By summer, it was presumed the claim was true, that Republicans were trying to stamp out women’s rights to abortions and birth control. Democrats spoke hundreds of times about this War on Women and party leaders – and reporters – defined these as the issues most important to women.
That was the operating premise for the balance of the campaign – women were going to base their presidential vote on birth control and abortion.
Those were the defining issues of women’s interests. And a woman’s vote for president, the full operation of her suffrage, would be determined by birth control and abortion.
Not the economy. Not the deficit or the debt. Not the size or stability of the military. Not policies about education or taxation or the environment. Not national affairs or international affairs or immigration policy or the proper role of the federal government.
Those don’t matter to women.
Neither do things like our trade deficit or energy policy or presidential nominations to the federal judiciary. Forget health care and child care and militant Islam.
None of those are women’s issues, the Democrat strategy asserted.
Must be they are men’s issues.
Must be women shouldn’t worry their pretty little heads about those things.
Because women’s issues are simple: Birth control and abortion. Specifically, employer-supplied birth control and readily available abortion.
That’s what the Democrats claimed.
If you want to drive women voters against your opponent, attack him in the press with claims that he will restrict abortion and deny women free birth control.
To add a touch of drama, have some female graduate student claim folk hero status because nobody will pay her staggeringly large birth control bill.
This was the Democrat strategy in the last election.

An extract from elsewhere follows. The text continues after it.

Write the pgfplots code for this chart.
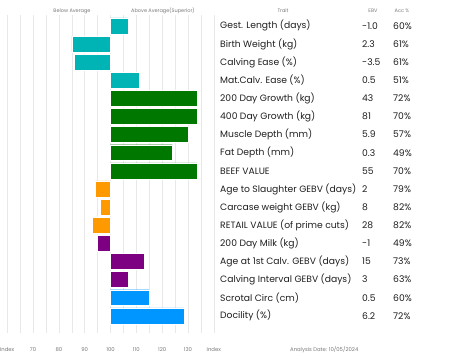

Which seems an odd objectification and marginalization to me. Because it basically reduces women to their vaginas and their uteruses.
Vaginas, where the birth control comes into play, and uteruses, where abortions are performed.
No brains, where complex matters of governance are pondered. No hearts, where compassion and virtue are housed. No backbones, where strength and courage are personified.
Vaginas and uteruses.
In the world of Democrat stereotyping, women are reduced to their plumbing. A woman’s ability to engage the issues men ponder as they decide how to vote is forestalled by her vagina and uterus and the central role they play in her life.
So a candidate’s fit for the presidency is not determined by his ability to rescue the economy or defend the country, but rather by his views on employer-provided birth control. Three separate presidential debates were held, spread over hours of time and dozens of topics, and all that information was apparently for male voters.
Because women don’t consider or care about those things.
All women care about, the Democratic attack plan reasoned, is free pills, rubbers and abortions.
Vaginas and uteruses.
Which makes you wonder how much the women’s movement truly has accomplished. For all our progress, we still seem pretty barbaric in our understanding of women.
At least as that understanding is exemplified by the deep thinkers of the Democratic Party.
Women are nothing but vaginas and uteruses, if you are a Neanderthal or a Democrat campaign official.